═════ DATASET CONTENT ═════

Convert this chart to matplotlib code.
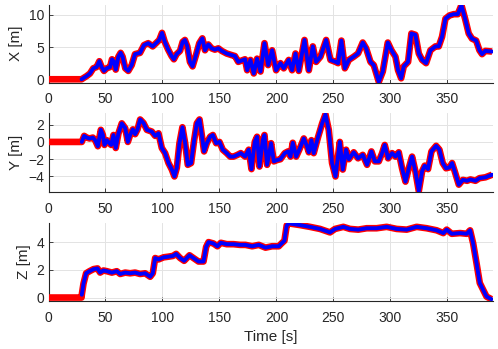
import matplotlib
matplotlib.use("Agg")
import matplotlib.pyplot as plt
import numpy as np

# ---- data ----
tx = [29, 33.5, 36.4, 39.3, 42.2, 44.6, 46.6, 48.7, 51, 54, 55.7, 57.5, 59, 61.3, 63.3, 65, 67.4, 70, 73,
      75.9, 80.3, 83.8, 87.5, 91.4, 94.9, 97.2, 99.6, 102, 105, 108, 110, 112.4, 115.4, 117.7, 119.7, 121.8,
      124.1, 126.4, 129.4, 132.3, 135, 137.3, 140.2, 143.1, 146, 149, 152, 156.3, 160.7, 163.6, 166.5, 169.4,
      172.4, 174.3, 177.2, 180.1, 183, 186, 189.5, 192.7, 196.2, 199.7, 203.5, 206.4, 210.8, 213.7, 216.7,
      219.6, 224.6, 228.4, 231.9, 234.8, 238.6, 243.6, 247.4, 251.8, 254.1, 257, 260, 263.5, 267.8, 271.6,
      275.7, 278.7, 282.5, 285.4, 289.8, 293.3, 297.7, 300.9, 304.4, 306.7, 309.4, 311.7, 315.5, 318.4, 321.9,
      324.9, 327.8, 331.3, 335.1, 339.5, 342.4, 345.3, 348.3, 351.8, 355.6, 359.1, 362.3, 365.8, 368.7, 371.6,
      375.2, 378.1, 380.4, 383.3, 389.2]
x_vals = [0, 0.5, 0.9, 1.7, 1.9, 2.8, 1.9, 1.3, 1.7, 1.9, 3.1, 2.7, 1.5, 3.5, 4.1, 3.5, 1.7, 1.3, 2.2,
          3.9, 4.1, 5.3, 5.6, 5.1, 5.7, 6.1, 7.2, 5.8, 4.6, 3.6, 3.1, 3.9, 4.4, 5.8, 6.1, 5.1,
          2.7, 2.0, 3.75, 5.6, 6.35, 4.5, 5.4, 4.8, 4.6, 4.8, 4.4, 4.0, 3.75, 3.6, 2.7, 2.9,
          3.1, 1.4, 3.0, 0.9, 3.2, 1.2, 5.6, 2.2, 4.5, 1.4, 2.5, 1.7, 3.0, 1.4, 4.0,
          1.3, 6.1, 1.4, 5.1, 2.7, 3.5, 6.1, 3.0, 2.7, 2.5, 6.0, 1.7, 3.0, 3.5, 4.0,
          5.7, 4.8, 2.7, 2.2, -0.4, 1.2, 5.7, 4.5, 3.5, 1.4, 0.15, 2.0, 2.7, 7.1, 6.9,
          4.0, 3.0, 2.5, 4.5, 5.1, 5.1, 6.6, 9.4, 9.9, 10.1, 10.1, 11.5, 9.2, 7.1, 6.3,
          6.0, 4.5, 3.9, 4.4, 4.3]

ty = [29.2, 31.3, 33.6, 36, 38.9, 40.9, 43.3, 45.9, 47.7, 49.1, 51.2, 53.5, 55, 57, 59, 61.4, 64.3, 67.3,
      69.6, 71.6, 74, 76, 78.1, 80.4, 83.3, 86.3, 90.6, 93.6, 96.5, 99.4, 102.3, 105.3, 108.2, 110.5, 112.6,
      114.9, 117.5, 119.9, 122.2, 125.1, 127.8, 130.1, 132.5, 134.5, 136.5, 138.9, 141.8, 144.2, 147.1, 150,
      152.9, 156.4, 159.4, 162.3, 165.8, 168.7, 172.5, 175.7, 178.1, 181, 183, 185.1, 188, 189.5, 191.8,
      195.3, 197.7, 200.6, 203.5, 207.3, 210.2, 212.3, 214.3, 217.3, 220.2, 224, 226.9, 228.4, 230.7, 232.7,
      236.6, 240.1, 243, 245.9, 248.8, 251.8, 255.6, 258.2, 261.1, 263.5, 267.8, 271.6, 275.7, 279.5, 283.3,
      286.3, 289.8, 292.7, 295, 298, 301.5, 304.4, 307.3, 310.2, 313.2, 316.1, 319, 321.9, 324.9, 327.8,
      330.1, 333, 336, 340.1, 343, 345.9, 348.8, 351.8, 354.1, 356.4, 360, 363.5, 367.3, 370.2, 374.6,
      378.1, 383.3, 389.2]
y_vals = [0, 0.7, 0.5, 0.4, 0.5, 0.2, -0.5, 1.4, 0.8, -0.35, 0.2, -0.15, -0.35, 0.8, -0.7, 1.0, 2.15, 1.6,
          0, 0.8, 1.45, 0.9, 1.45, 2.6, 2.2, 1.4, 1.2, 0.7, 1.0, -0.7, -1.3, -2.45, -3.2, -4.0, -3.0,
          -0.15, 1.7, -0.15, -2.65, -2.45, 0.2, 2.15, 2.6, 0.8, -1.1, -0.15, 0.6, 0.8, -0.15, 0,
          -0.9, -1.3, -1.7, -1.7, -1.5, -1.3, -1.7, -0.9, -3.15, 0, 0.6, -2.85, 0.2, 0.8, -2.65,
          -0.15, -2.25, -2.1, -2.0, -1.3, -1.1, -1.7, -0.1, -1.7, -0.85, 0.4, -0.55, -1.2, 0.2, -1.3,
          0.6, 2.15, 3.2, 1.4, -2.45, -4.0, 0, -3.2, -0.9, -2.0, -1.2, -1.9, -1.5, -2.65, -1.1,
          -2.25, -2.25, -1.3, -0.35, -1.9, -1.3, -1.7, -1.2, -3.05, -4.6, -3.05, -1.7, -3.4, -5.7, -3.4,
          -2.75, -3.15, -1.1, -0.45, -0.9, -2.45, -3.05, -2.95, -2.45, -3.4, -4.95, -4.4, -4.5, -4.35, -4.5,
          -4.2, -4.1, -3.8]

tz = [29.2, 30.7, 33, 36, 39.5, 43, 45.3, 48.2, 51.2, 55.6, 59.9, 62.9, 67.3, 71.6, 76, 80.4, 84.8, 89.2,
      91.5, 93.6, 96.5, 100.9, 105.3, 109.1, 112, 115.5, 119, 123.7, 127.2, 131.6, 136, 138.3, 140.4, 144.7,
      148.2, 151.2, 156.4, 162.3, 168.1, 172.8, 178.7, 184.5, 190.4, 196.2, 202, 204.4, 207, 209, 211, 215,
      220.6, 229.4, 238.2, 247, 251.4, 258.7, 264.5, 271.8, 279.2, 287.9, 296.7, 305.5, 314.3, 323, 331.8,
      340.6, 346.4, 349.4, 353.8, 361.1, 367, 369.9, 372.6, 375.5, 378.4, 381.4, 384.3, 388.7]
z_vals = [0.2, 1.0, 1.75, 1.9, 2.05, 2.1, 1.8, 1.95, 1.9, 1.8, 1.9, 1.7, 1.8, 1.75, 1.8, 1.7, 1.75, 1.5,
          1.75, 2.85, 2.75, 2.9, 2.95, 3.0, 3.15, 2.85, 2.65, 3.05, 2.85, 2.6, 2.6, 3.65, 4.0, 3.9,
          3.7, 3.95, 3.85, 3.85, 3.8, 3.8, 3.7, 3.8, 3.6, 3.7, 3.7, 3.9, 4.1, 5.2, 5.35, 5.3,
          5.23, 5.1, 4.95, 4.7, 4.95, 5.1, 4.95, 4.9, 5.0, 5.0, 5.1, 4.95, 4.9, 5.1, 5.0,
          4.85, 4.65, 4.9, 4.6, 4.65, 4.6, 4.85, 3.9, 2.5, 1.05, 0.55, 0.07, -0.12]

t_ref_start = [0, 29]
ref_start = [0, 0]

labels = ["X [m]", "Y [m]", "Z [m]"]
ylims = [(-0.5, 11.6), (-5.8, 3.35), (-0.25, 5.4)]
yticks = [[0, 5, 10], [-4, -2, 0, 2], [0, 2, 4]]
series = [(tx, x_vals), (ty, y_vals), (tz, z_vals)]

W, H = 498, 349
fig = plt.figure(figsize=(W / 100, H / 100), dpi=100)
plt.rcParams['font.family'] = ['Liberation Sans', 'DejaVu Sans']
dark = '#262626'

boxes = [(4.5, 82.5), (113, 192), (222.7, 301)]
left, right = 48.5, 493
for i, ((t, v), lab, yl, yt) in enumerate(zip(series, labels, ylims, yticks)):
    top, bot = boxes[i]
    ax = fig.add_axes([left / W, 1 - bot / H, (right - left) / W, (bot - top) / H])
    tr = list(t_ref_start) + list(t)
    vr = list(ref_start) + list(v)
    ax.plot(tr, vr, color='#ff0000', lw=4.8, solid_capstyle='butt', solid_joinstyle='round', zorder=3)
    ax.plot(t, v, color='#0000ff', lw=2.8, solid_capstyle='round', solid_joinstyle='round', zorder=4)
    ax.set_xlim(0, 390)
    ax.set_ylim(*yl)
    ax.set_xticks([0, 50, 100, 150, 200, 250, 300, 350])
    ax.set_yticks(yt)
    ax.grid(True, color='#e3e3e3', lw=0.7)
    ax.set_axisbelow(True)
    for s in ['top', 'right']:
        ax.spines[s].set_visible(False)
    for s in ['left', 'bottom']:
        ax.spines[s].set_color(dark)
        ax.spines[s].set_linewidth(0.8)
    ax.tick_params(direction='in', length=3, width=0.6, colors=dark, labelsize=10, pad=3)
    ax.tick_params(axis='x', pad=7)
    ax.set_ylabel(lab, fontsize=11, color=dark, labelpad=4)
    if i == 2:
        ax.set_xlabel("Time [s]", fontsize=11, color=dark, labelpad=4)

fig.savefig("out.png", dpi=100)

═════

**WHAT THIS TASK INVOLVES:**
Quote, exactly and only, the lines from the first line of the data above through the line containing "import numpy as np". The pictures do not belong in it.

**OUTPUT FOR THIS EXERCISE:**
Convert this chart to matplotlib code.
import matplotlib
matplotlib.use("Agg")
import matplotlib.pyplot as plt
import numpy as np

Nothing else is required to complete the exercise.